第一,中国、印度等冷战中自我孤立的大国,重新全面参与国际政治经济事务,并在参与现有国际秩序中得到了长足发展;第二,日本、德国等战后成为所谓的“半主权国家”的经济大国,也开始认真思考如何积极参与全球政治的问题;第三,广大中小国家试图通过地区主义,尽可能扩大战略自主空间,例如亚细安和欧盟的扩大等。
与此同时,冷战结束后美国作为唯一的超级大国,以冷战胜利者的认知出发,加上超群的军事经济实力,全球政治的另一个张力似乎又是朝着美国治下和平的方向发展。
“后后冷战时代”基本特征
以2008年的全球金融危机为契机,全球力量在国家之间、国家内部以及非国家行为体弥散(power diffusion)的迅速变化,笔者认为可以将2009年后的世界定义为“后后冷战时代”,主要特点是全球政治意识真正意义上的全面觉醒。
以中国、印度、巴西等为代表的新兴经济体,要求国际秩序更加反映它们的利益的全球政治意识的大觉醒;包括美国的同盟国在内的广大国家,希望通过多边主义、地区主义和全球主义,解决共同问题的意识进一步坚定;以跨国行为体国际合作为特征,所带来的超越原有主权国家框架的全球政治意识觉醒,例如此次疫情中,美国比尔·盖茨财团作为世界卫生组织第二大出资方,与中国积极合作,是在中美关系高度紧张中进行。
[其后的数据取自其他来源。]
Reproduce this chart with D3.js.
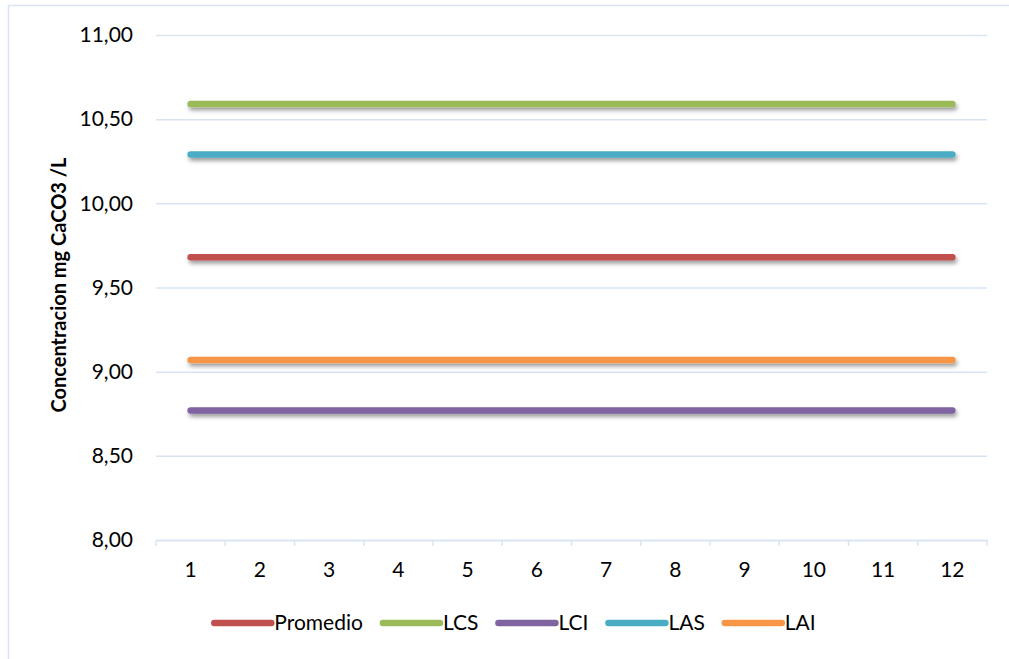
<!DOCTYPE html>
<html>
<head>
<meta charset="utf-8">
<script src="https://cdn.jsdelivr.net/npm/d3@7"></script>
<style>
  html, body { margin: 0; padding: 0; background: #fff; }
  svg { display: block; }
  text { font-family: Lato, "Open Sans", sans-serif; fill: #000; }
</style>
</head>
<body>
<svg id="chart" width="1009" height="659"></svg>
<script>
// Control-chart limits for each of the 12 samples
const categories = [1, 2, 3, 4, 5, 6, 7, 8, 9, 10, 11, 12];
const promedio = [9.68, 9.68, 9.68, 9.68, 9.68, 9.68, 9.68, 9.68, 9.68, 9.68, 9.68, 9.68];
const lcs      = [10.59, 10.59, 10.59, 10.59, 10.59, 10.59, 10.59, 10.59, 10.59, 10.59, 10.59, 10.59];
const lci      = [8.77, 8.77, 8.77, 8.77, 8.77, 8.77, 8.77, 8.77, 8.77, 8.77, 8.77, 8.77];
const las      = [10.29, 10.29, 10.29, 10.29, 10.29, 10.29, 10.29, 10.29, 10.29, 10.29, 10.29, 10.29];
const lai      = [9.07, 9.07, 9.07, 9.07, 9.07, 9.07, 9.07, 9.07, 9.07, 9.07, 9.07, 9.07];
const yTicks   = [8.0, 8.5, 9.0, 9.5, 10.0, 10.5, 11.0];
const seriesNames  = ["Promedio", "LCS", "LCI", "LAS", "LAI"];
const seriesColors = ["#c0504d", "#9bbb59", "#8064a2", "#4bacc6", "#f79646"];
const yTitle = "Concentracion mg CaCO3 /L";

const series = [promedio, lcs, lci, las, lai].map((values, i) => ({
  name: seriesNames[i], color: seriesColors[i], values
}));

const svg = d3.select("#chart");
const W = 1009, H = 659;
const plot = { left: 156, right: 987, top: 35, bottom: 540 };
const gridColor = "#d9e4f3";

// outer chart frame
svg.append("rect")
  .attr("x", 8.5).attr("y", 5.5)
  .attr("width", W + 10).attr("height", H + 10)
  .attr("fill", "none").attr("stroke", gridColor).attr("stroke-width", 1.5);

// soft drop shadow under the series lines (user-space region: the lines are flat)
const defs = svg.append("defs");
defs.append("filter").attr("id", "shadow")
  .attr("filterUnits", "userSpaceOnUse")
  .attr("x", 0).attr("y", 0).attr("width", W).attr("height", H)
  .append("feDropShadow")
  .attr("dx", 1.5).attr("dy", 3).attr("stdDeviation", 2)
  .attr("flood-color", "#000").attr("flood-opacity", 0.4);

const x = d3.scaleBand().domain(categories).range([plot.left, plot.right]);
const y = d3.scaleLinear().domain([8, 11]).range([plot.bottom, plot.top]);
const fmt = v => d3.format(".2f")(v).replace(".", ",");

// horizontal gridlines + y tick labels
const yAxis = d3.axisLeft(y).tickValues(yTicks).tickFormat(fmt)
  .tickSize(-(plot.right - plot.left)).tickPadding(23);
const gy = svg.append("g").attr("transform", `translate(${plot.left},0)`).call(yAxis);
gy.select(".domain").remove();
gy.selectAll(".tick line").attr("stroke", gridColor).attr("stroke-width", 1.5);
gy.selectAll(".tick text").style("font-size", "21px").attr("fill", "#000");

// category axis with tick marks between categories
const gx = svg.append("g").attr("transform", `translate(0,${plot.bottom})`)
  .call(d3.axisBottom(x).tickSize(0).tickPadding(22));
gx.select(".domain").attr("stroke", gridColor).attr("stroke-width", 1.5);
gx.selectAll(".tick text").style("font-size", "21px").attr("fill", "#000");
const bounds = categories.map(c => x(c)).concat([x(categories[categories.length - 1]) + x.bandwidth()]);
gx.selectAll("line.sep").data(bounds).join("line").attr("class", "sep")
  .attr("x1", d => d).attr("x2", d => d).attr("y1", 0).attr("y2", 6)
  .attr("stroke", gridColor).attr("stroke-width", 1.5);

// y axis title
svg.append("text")
  .attr("transform", "translate(66,285) rotate(-90)")
  .attr("text-anchor", "middle")
  .style("font-size", "20px").style("font-weight", "bold")
  .text(yTitle);

// series lines
const line = d3.line()
  .x((d, i) => x(categories[i]) + x.bandwidth() / 2)
  .y(d => y(d));
svg.append("g").selectAll("path").data(series).join("path")
  .attr("d", d => line(d.values))
  .attr("fill", "none").attr("stroke", d => d.color)
  .attr("stroke-width", 6.5).attr("stroke-linecap", "round")
  .attr("filter", "url(#shadow)");

// legend, centred below the axis
const legendY = 623, swatch = 57, textGap = 3, itemGap = 20;
const lg = svg.append("g");
const items = lg.selectAll("g").data(series).join("g");
items.append("line")
  .attr("x1", 0).attr("x2", swatch).attr("y1", 0).attr("y2", 0)
  .attr("stroke", d => d.color).attr("stroke-width", 6.5).attr("stroke-linecap", "round");
items.append("text")
  .attr("x", swatch + textGap).attr("dy", "0.35em")
  .style("font-size", "21px").text(d => d.name);
let cx = 0;
items.each(function() {
  const w = this.querySelector("text").getComputedTextLength();
  d3.select(this).attr("transform", `translate(${cx},${legendY})`);
  cx += swatch + textGap + w + itemGap;
});
const legendWidth = cx - itemGap;
lg.attr("transform", `translate(${515 - legendWidth / 2},0)`);
</script>
</body>
</html>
后后冷战时代区别于冷战时代的最大特点,在于真正意义上的全球政治已经被激活。这意味着广大中小国家获得了比以往任何时候更多的战略自主。美苏两极对峙的冷战格局之所以能够成立,除了双方拥有大量核武器,造成“恐怖平衡”的战略稳定之外,很重要的一点在于广大的第三方,基本上没有参与国际政治的意识和机会。大多数国家必须要选边,无论主动还是被动。
后后冷战时代,国际力量从西方的绝对垄断朝着非西方方向弥散,这种历史性的全球力量变动,意味着原来没有意识、机会和能力的非西方世界,开始广泛参与国际政治,而它们对于国际关系的认知,主要将会以自身的国家利益为主线。
即使在冷战时代,东南亚国家也通过建立亚细安,拉美试图建设无核区,实现了一定程度的战略自主。在后后冷战时代,这种空间应该说是更大而不是更小。例如在加入亚投行问题上,尽管美国不参加,但其欧洲盟友、亚细安国家选择加入。此次北京冬奥,美国的外交抵制也并没有得到盟国的广泛支持,法国、德国、意大利和韩国没有支持。
我们现处的时代定义应该是“后后冷战”而不是“新冷战”,而这个时代最大的特点,就是世界各国的国际政治意识全面觉醒和参与。
中美关系可能会长期处于周期性动荡,但很难出现冷战时代的全面对抗的局面,因为广大第三方认知的自主性,对新冷战的出现起到了内在的抑制作用。这应该是我们纪念冷战结束30年最须要总结的经验。